On Wednesday, the Supreme Court will hear the case of Peggy Young, a former UPS driver who had to go on unpaid leave — rather than paid leave or adjusted duty — when she got pregnant and a doctor told her to stop lifting heavy packages. Though UPS has since adjusted its leave policy for pregnant workers, the company maintains and a lower court agreed that the Pregnancy Discrimination Act doesn’t make it illegal to give pregnant employees different leave policies than non-pregnant ones. If the act did make such treatment illegal, they say, it would constitute special treatment. Young’s side, on the other hand, argues that making accommodations for pregnant workers is to treat them the same as other workers, not specially.
Unsurprisingly, several women’s rights organizations, like the Women’s Law Project and Legal Momentum, which is associated with the National Organization for Women (NOW), have filed an amicus brief in support of Young.
But, despite all the women’s-rights oomph behind Young’s case, the history of feminism and pregnancy discrimination isn’t so clear cut.
As Justice Ruth Bader Ginsburg has pointed out, the Pregnancy Discrimination Act was passed in 1978 to specify that discriminating against pregnant people is a kind of sex discrimination (after the Supreme Court case had earlier decided the opposite). It was less than three decades ago — in 1986 — that NOW, as well as the Women’s Rights Project of the American Civil Liberties Union, came out on the side of the employer in a case that sounds very similar to Young v.
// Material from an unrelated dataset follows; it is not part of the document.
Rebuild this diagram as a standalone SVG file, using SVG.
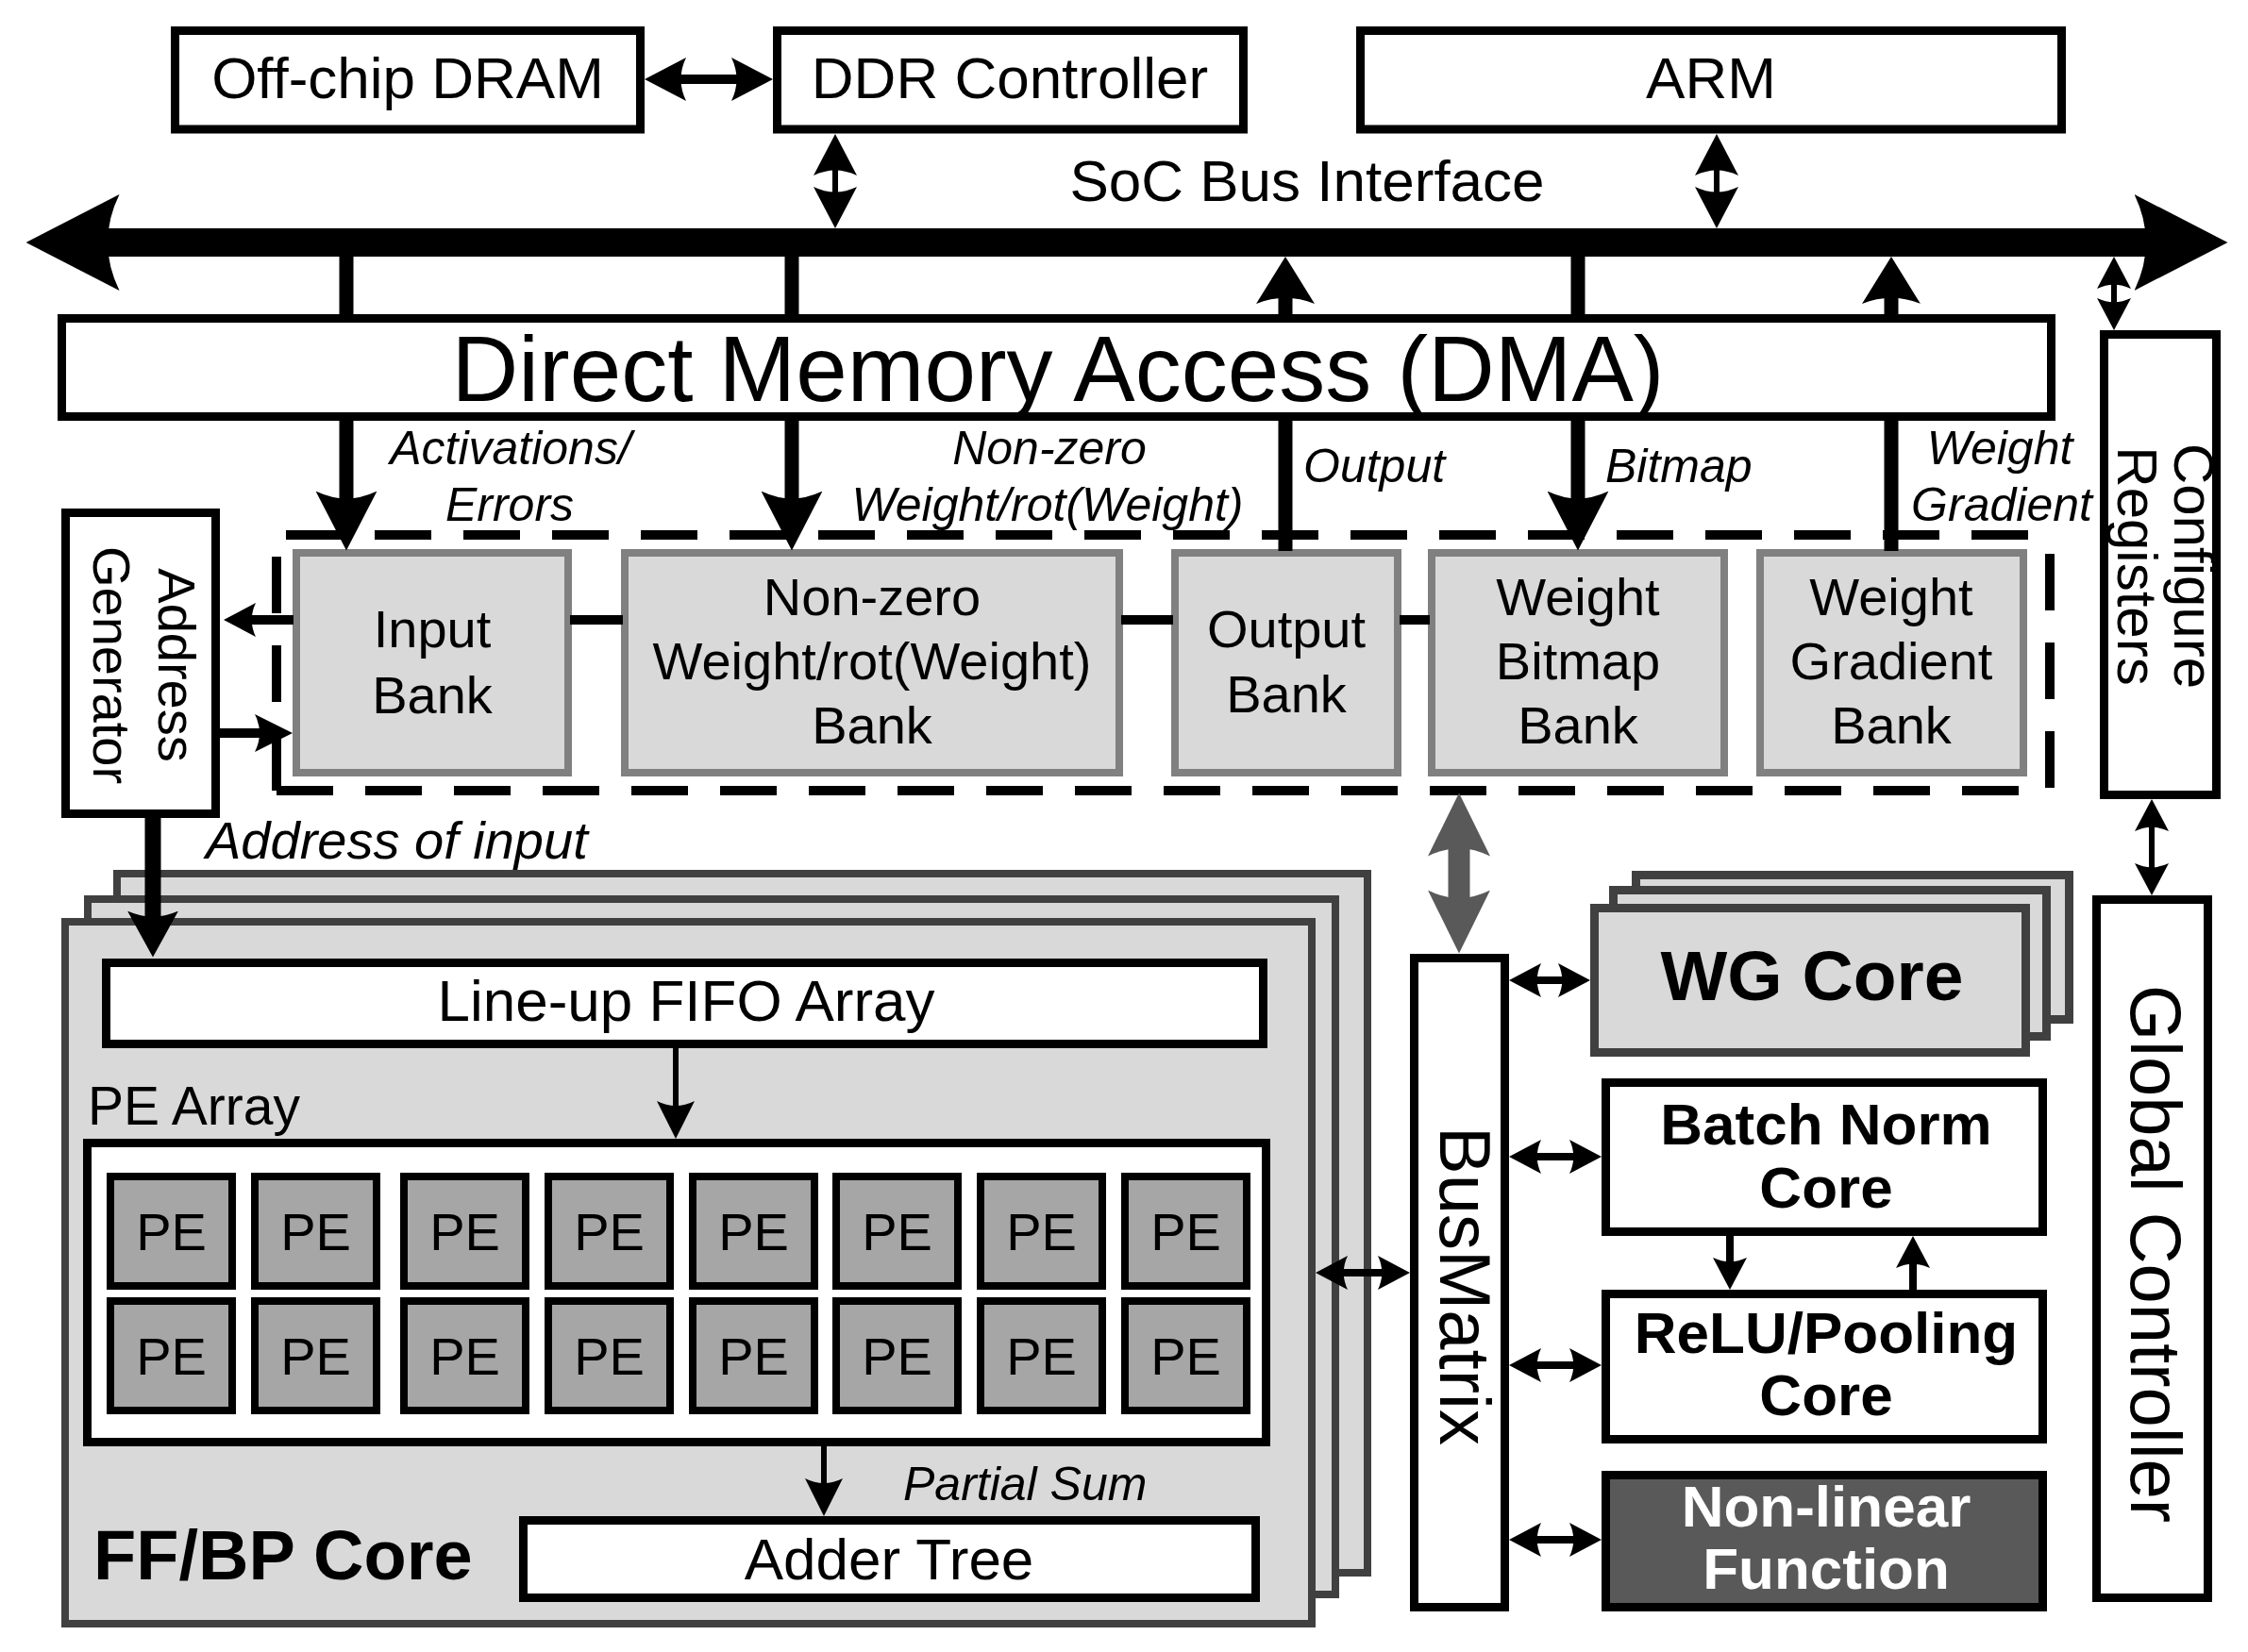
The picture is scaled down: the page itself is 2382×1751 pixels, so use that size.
<svg xmlns="http://www.w3.org/2000/svg" width="2382" height="1751" viewBox="0 0 2382 1751">
<style>
text{font-family:"Liberation Sans",Arial,sans-serif;fill:#000}
.t62{font-size:62px;text-anchor:middle}
.t56{font-size:56px;text-anchor:middle}
.lab{font-size:50px;font-style:italic}
.bold{font-weight:bold}
.box{fill:#fff;stroke:#000;stroke-width:9}
.bank{fill:#d9d9d9;stroke:#808080;stroke-width:8}
.stack{fill:#d9d9d9;stroke:#404040;stroke-width:8}
.pe{fill:#a6a6a6;stroke:#000;stroke-width:8}
.ln{stroke:#000;fill:none}
.dash{stroke:#000;stroke-width:10;fill:none;stroke-dasharray:60 34}
</style>
<defs>
<marker id="mBus" viewBox="0 0 10 10" refX="5" refY="5" markerUnits="userSpaceOnUse" markerWidth="99" markerHeight="102" preserveAspectRatio="none" orient="auto-start-reverse"><path d="M0,0 L10,5 L0,10 Q2.5,5 0,0 Z" fill="#000"/></marker>
<marker id="mA" viewBox="0 0 10 10" refX="5" refY="5" markerUnits="userSpaceOnUse" markerWidth="63" markerHeight="65" preserveAspectRatio="none" orient="auto-start-reverse"><path d="M0,0 L10,5 L0,10 Q2.5,5 0,0 Z" fill="#000"/></marker>
<marker id="mA2" viewBox="0 0 10 10" refX="5" refY="5" markerUnits="userSpaceOnUse" markerWidth="50" markerHeight="62" preserveAspectRatio="none" orient="auto-start-reverse"><path d="M0,0 L10,5 L0,10 Q2.5,5 0,0 Z" fill="#000"/></marker>
<marker id="mB" viewBox="0 0 10 10" refX="5" refY="5" markerUnits="userSpaceOnUse" markerWidth="44" markerHeight="46" preserveAspectRatio="none" orient="auto-start-reverse"><path d="M0,0 L10,5 L0,10 Q2.5,5 0,0 Z" fill="#000"/></marker>
<marker id="mD" viewBox="0 0 10 10" refX="5" refY="5" markerUnits="userSpaceOnUse" markerWidth="34" markerHeight="36" preserveAspectRatio="none" orient="auto-start-reverse"><path d="M0,0 L10,5 L0,10 Q2.5,5 0,0 Z" fill="#000"/></marker>
<marker id="mE" viewBox="0 0 10 10" refX="5" refY="5" markerUnits="userSpaceOnUse" markerWidth="49" markerHeight="54" preserveAspectRatio="none" orient="auto-start-reverse"><path d="M0,0 L10,5 L0,10 Q2.5,5 0,0 Z" fill="#000"/></marker>
<marker id="mF" viewBox="0 0 10 10" refX="5" refY="5" markerUnits="userSpaceOnUse" markerWidth="40" markerHeight="40" preserveAspectRatio="none" orient="auto-start-reverse"><path d="M0,0 L10,5 L0,10 Q2.5,5 0,0 Z" fill="#000"/></marker>
<marker id="mG" viewBox="0 0 10 10" refX="5" refY="5" markerUnits="userSpaceOnUse" markerWidth="67" markerHeight="66" preserveAspectRatio="none" orient="auto-start-reverse"><path d="M0,0 L10,5 L0,10 Q2.5,5 0,0 Z" fill="#595959"/></marker>
</defs>
<rect width="2382" height="1751" fill="#fff"/>

<g id="dram"><rect class="box" x="185.5" y="32.5" width="493" height="104.5"/><text class="t62" x="432" y="104">Off-chip DRAM</text></g>
<g id="ddr"><rect class="box" x="823.5" y="32.5" width="494" height="104.5"/><text class="t62" x="1070" y="104">DDR Controller</text></g>
<g id="arm"><rect class="box" x="1441.5" y="32.5" width="743" height="104.5"/><text class="t62" x="1813" y="104">ARM</text></g>
<g id="soc-bus"><text class="t62" x="1385" y="213">SoC Bus Interface</text></g>
<g id="dma"><rect class="box" x="65.5" y="337.5" width="2108" height="104"/><text x="1121" y="425" style="font-size:98px;text-anchor:middle">Direct Memory Access (DMA)</text></g>

<g id="labels">
<text class="lab" x="541" y="492" text-anchor="middle">Activations/</text>
<text class="lab" x="540" y="552" text-anchor="middle">Errors</text>
<text class="lab" x="1112" y="492" text-anchor="middle">Non-zero</text>
<text class="lab" x="1110" y="552" text-anchor="middle">Weight/rot(Weight)</text>
<text class="lab" x="1381" y="511">Output</text>
<text class="lab" x="1701" y="511">Bitmap</text>
<text class="lab" x="2119" y="492" text-anchor="middle">Weight</text>
<text class="lab" x="2121" y="552" text-anchor="middle">Gradient</text>
<text x="218" y="910" style="font-size:56px;font-style:italic">Address of input</text>
</g>

<g id="addr-gen"><rect class="box" x="69.5" y="543.5" width="159" height="319"/>
<g transform="translate(149,705) rotate(90)" style="font-size:56px;text-anchor:middle"><text x="0" y="-19">Address</text><text x="0" y="50">Generator</text></g></g>

<g id="buffer-banks">
<path class="dash" d="M303,567 H2160"/>
<path class="dash" d="M2172,587 V838"/>
<path class="dash" d="M293,838 H2150"/>
<path class="dash" d="M293,838 V586"/>
</g>
<g id="input-bank"><rect class="bank" x="314" y="586" width="288" height="233"/><text class="t56" x="458" y="686">Input</text><text class="t56" x="458" y="756">Bank</text></g>
<g id="weight-bank"><rect class="bank" x="662" y="586" width="524" height="233"/><text class="t56" x="924" y="652">Non-zero</text><text class="t56" x="924" y="720">Weight/rot(Weight)</text><text class="t56" x="924" y="788">Bank</text></g>
<g id="output-bank"><rect class="bank" x="1245" y="586" width="236" height="233"/><text class="t56" x="1363" y="686">Output</text><text class="t56" x="1363" y="755">Bank</text></g>
<g id="bitmap-bank"><rect class="bank" x="1517" y="586" width="310" height="233"/><text class="t56" x="1672" y="652">Weight</text><text class="t56" x="1672" y="720">Bitmap</text><text class="t56" x="1672" y="788">Bank</text></g>
<g id="gradient-bank"><rect class="bank" x="1865" y="586" width="279" height="233"/><text class="t56" x="2004" y="652">Weight</text><text class="t56" x="2004" y="720">Gradient</text><text class="t56" x="2004" y="788">Bank</text></g>

<g id="config-regs"><rect class="box" x="2229.5" y="354.5" width="119" height="488"/>
<g transform="translate(2289,600) rotate(90)" style="font-size:60px;text-anchor:middle"><text x="0" y="-15">Configure</text><text x="0" y="45">Registers</text></g></g>

<g id="ffbp-core">
<rect class="stack" x="124" y="926" width="1325" height="741"/>
<rect class="stack" x="93" y="953" width="1322" height="737"/>
<rect class="stack" x="69" y="977" width="1321" height="744"/>
<rect class="box" x="112.5" y="1020.5" width="1226" height="86"/>
<text class="t62" x="727" y="1082">Line-up FIFO Array</text>
<text x="93" y="1192" style="font-size:57px">PE Array</text>
<rect class="box" x="92.5" y="1211.5" width="1249" height="317"/>
<rect class="box" x="554.5" y="1611.5" width="776" height="82"/>
<text class="t62" x="942" y="1674">Adder Tree</text>
<text class="bold" x="99" y="1674" style="font-size:74px">FF/BP Core</text>
<text x="957" y="1590" style="font-size:50px;font-style:italic">Partial Sum</text>
</g>
<g id="pe-array">
<g id="pe-r1">
<rect class="pe" x="117" y="1247" width="129" height="116"/><text class="t56" x="181.5" y="1325">PE</text>
<rect class="pe" x="270" y="1247" width="129" height="116"/><text class="t56" x="334.5" y="1325">PE</text>
<rect class="pe" x="428" y="1247" width="129" height="116"/><text class="t56" x="492.5" y="1325">PE</text>
<rect class="pe" x="581" y="1247" width="129" height="116"/><text class="t56" x="645.5" y="1325">PE</text>
<rect class="pe" x="734" y="1247" width="129" height="116"/><text class="t56" x="798.5" y="1325">PE</text>
<rect class="pe" x="886" y="1247" width="129" height="116"/><text class="t56" x="950.5" y="1325">PE</text>
<rect class="pe" x="1039" y="1247" width="129" height="116"/><text class="t56" x="1103.5" y="1325">PE</text>
<rect class="pe" x="1192" y="1247" width="129" height="116"/><text class="t56" x="1256.5" y="1325">PE</text>
</g>
<g id="pe-r2">
<rect class="pe" x="117" y="1379" width="129" height="116"/><text class="t56" x="181.5" y="1457">PE</text>
<rect class="pe" x="270" y="1379" width="129" height="116"/><text class="t56" x="334.5" y="1457">PE</text>
<rect class="pe" x="428" y="1379" width="129" height="116"/><text class="t56" x="492.5" y="1457">PE</text>
<rect class="pe" x="581" y="1379" width="129" height="116"/><text class="t56" x="645.5" y="1457">PE</text>
<rect class="pe" x="734" y="1379" width="129" height="116"/><text class="t56" x="798.5" y="1457">PE</text>
<rect class="pe" x="886" y="1379" width="129" height="116"/><text class="t56" x="950.5" y="1457">PE</text>
<rect class="pe" x="1039" y="1379" width="129" height="116"/><text class="t56" x="1103.5" y="1457">PE</text>
<rect class="pe" x="1192" y="1379" width="129" height="116"/><text class="t56" x="1256.5" y="1457">PE</text>
</g>
</g>

<g id="busmatrix"><rect class="box" x="1498.5" y="1015.5" width="96" height="688"/>
<text transform="translate(1526,1363) rotate(90)" x="0" y="0" style="font-size:76px;text-anchor:middle">BusMatrix</text></g>

<g id="wg-core">
<rect class="stack" x="1733.5" y="927.5" width="459" height="153" style="stroke-width:9"/>
<rect class="stack" x="1709.5" y="943.5" width="459" height="155" style="stroke-width:9"/>
<rect class="stack" x="1689.5" y="962.5" width="457" height="153" style="stroke-width:9"/>
<text class="bold" x="1920" y="1060" style="font-size:75px;text-anchor:middle">WG Core</text>
</g>
<g id="bn-core"><rect class="box" x="1701.5" y="1147.5" width="463" height="158"/><text class="t62 bold" x="1935" y="1213">Batch Norm</text><text class="t62 bold" x="1935" y="1280">Core</text></g>
<g id="relu-core"><rect class="box" x="1701.5" y="1371.5" width="463" height="154"/><text class="t62 bold" x="1935" y="1434">ReLU/Pooling</text><text class="t62 bold" x="1935" y="1500">Core</text></g>
<g id="nonlinear"><rect class="box" x="1701.5" y="1563.5" width="463" height="140" style="fill:#595959"/><text class="t62 bold" x="1935" y="1618" style="fill:#fff">Non-linear</text><text class="t62 bold" x="1935" y="1684" style="fill:#fff">Function</text></g>

<g id="global-ctrl"><rect class="box" x="2221.5" y="953.5" width="118" height="740"/>
<text transform="translate(2258,1329) rotate(90)" x="0" y="0" style="font-size:76px;text-anchor:middle">Global Controller</text></g>

<g id="connectors">
<line class="ln" x1="77" y1="257" x2="2311" y2="257" stroke-width="30" marker-start="url(#mBus)" marker-end="url(#mBus)"/>
<line class="ln" x1="705" y1="84" x2="797" y2="84" stroke-width="10" marker-start="url(#mB)" marker-end="url(#mB)"/>
<line class="ln" x1="885" y1="164" x2="885" y2="220" stroke-width="6" marker-start="url(#mB)" marker-end="url(#mB)"/>
<line class="ln" x1="1819" y1="164" x2="1819" y2="220" stroke-width="6" marker-start="url(#mB)" marker-end="url(#mB)"/>
<path class="ln" d="M367,266 V336 M839,266 V336 M1672,266 V336" stroke-width="15"/>
<line class="ln" x1="1362" y1="336" x2="1362" y2="297" stroke-width="15" marker-end="url(#mA2)"/>
<line class="ln" x1="2004" y1="336" x2="2004" y2="297" stroke-width="15" marker-end="url(#mA2)"/>
<line class="ln" x1="367" y1="443" x2="367" y2="552" stroke-width="15" marker-end="url(#mA)"/>
<line class="ln" x1="839" y1="443" x2="839" y2="552" stroke-width="15" marker-end="url(#mA)"/>
<line class="ln" x1="1672" y1="443" x2="1672" y2="552" stroke-width="15" marker-end="url(#mA)"/>
<path class="ln" d="M1362,443 V584 M2004,443 V584" stroke-width="15"/>
<path class="ln" d="M604,657 H660 M1188,657 H1243 M1483,657 H1515" stroke-width="10"/>
<line class="ln" x1="311" y1="657" x2="254" y2="657" stroke-width="10" marker-end="url(#mD)"/>
<line class="ln" x1="231" y1="777" x2="290" y2="777" stroke-width="10" marker-end="url(#mF)"/>
<line class="ln" x1="162" y1="864" x2="162" y2="990" stroke-width="17" marker-end="url(#mE)"/>
<line class="ln" x1="716" y1="1109" x2="716" y2="1187" stroke-width="6" marker-end="url(#mF)"/>
<line class="ln" x1="873" y1="1531" x2="873" y2="1587" stroke-width="6" marker-end="url(#mF)"/>
<line class="ln" x1="1411" y1="1349" x2="1477" y2="1349" stroke-width="8" marker-start="url(#mD)" marker-end="url(#mD)"/>
<line class="ln" x1="1616" y1="1039" x2="1668" y2="1039" stroke-width="8" marker-start="url(#mD)" marker-end="url(#mD)"/>
<line class="ln" x1="1616" y1="1226" x2="1680" y2="1226" stroke-width="8" marker-start="url(#mD)" marker-end="url(#mD)"/>
<line class="ln" x1="1616" y1="1447" x2="1680" y2="1447" stroke-width="8" marker-start="url(#mD)" marker-end="url(#mD)"/>
<line class="ln" x1="1616" y1="1632" x2="1680" y2="1632" stroke-width="8" marker-start="url(#mD)" marker-end="url(#mD)"/>
<line class="ln" x1="1833" y1="1308" x2="1833" y2="1350" stroke-width="8" marker-end="url(#mD)"/>
<line class="ln" x1="2027" y1="1369" x2="2027" y2="1327" stroke-width="8" marker-end="url(#mD)"/>
<line x1="1546" y1="874" x2="1546" y2="977" stroke="#595959" stroke-width="23" marker-start="url(#mG)" marker-end="url(#mG)"/>
<line class="ln" x1="2240" y1="289" x2="2240" y2="333" stroke-width="6" marker-start="url(#mD)" marker-end="url(#mD)"/>
<line class="ln" x1="2280" y1="864" x2="2280" y2="932" stroke-width="6" marker-start="url(#mD)" marker-end="url(#mD)"/>
</g>
</svg>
United Parcel Service. They aren’t exactly parallel, but many of the deep questions raised by the earlier case remain pertinent today. How much should childbearing be connected to a woman’s identity? Does respecting women require making allowances for that undeniable difference? Or would doing so hold women back by linking their legal identities to their function as mothers? How much inequality can be tolerated in the service of big-picture equality?
At issue was a challenge to a 1978 California law that required businesses to offer unpaid maternity leave. Lillian Garland had been a receptionist at a California bank when she took advantage of the state law and went on unpaid leave to have a baby in 1982; when she was ready to return to work, the position had been filled. Without her income, she was soon evicted and lost custody of her daughter, leading her to bring a suit against her former employer.
As TIME reported during the dispute, NOW and the ACLU ended up taking the bank’s side, preferring that employee benefits not be sex or gender-specific. “The question is, Should a woman with a pregnancy disability get her job back when other employees with disabilities get fired? You undermine your argument unless you say everyone is equally entitled to this benefit,” explained the ACLU’s Joan Bertin. In other words, anything that keeps an employee from working should be treated the same, whether or not it’s pregnancy, and no law should apply only to women. Meanwhile, feminist icon Betty Friedan and her allies saw things differently: in her view, the law treated everyone equally because it made clear that anyone, male or female, should be able to make decisions about having a family without the risk of losing his or her job.
“The time has come to acknowledge that women are different from men,’’ Friedan said. ‘’There has to be a concept of equality that takes into account that women are the ones who have the babies.’’
The next year, in 1987, the Supreme Court sided with Friedan, finding that the California law neither discriminated against men nor forced employers to treat women specially, as it did not bar companies from extending unpaid leave benefits to men as well.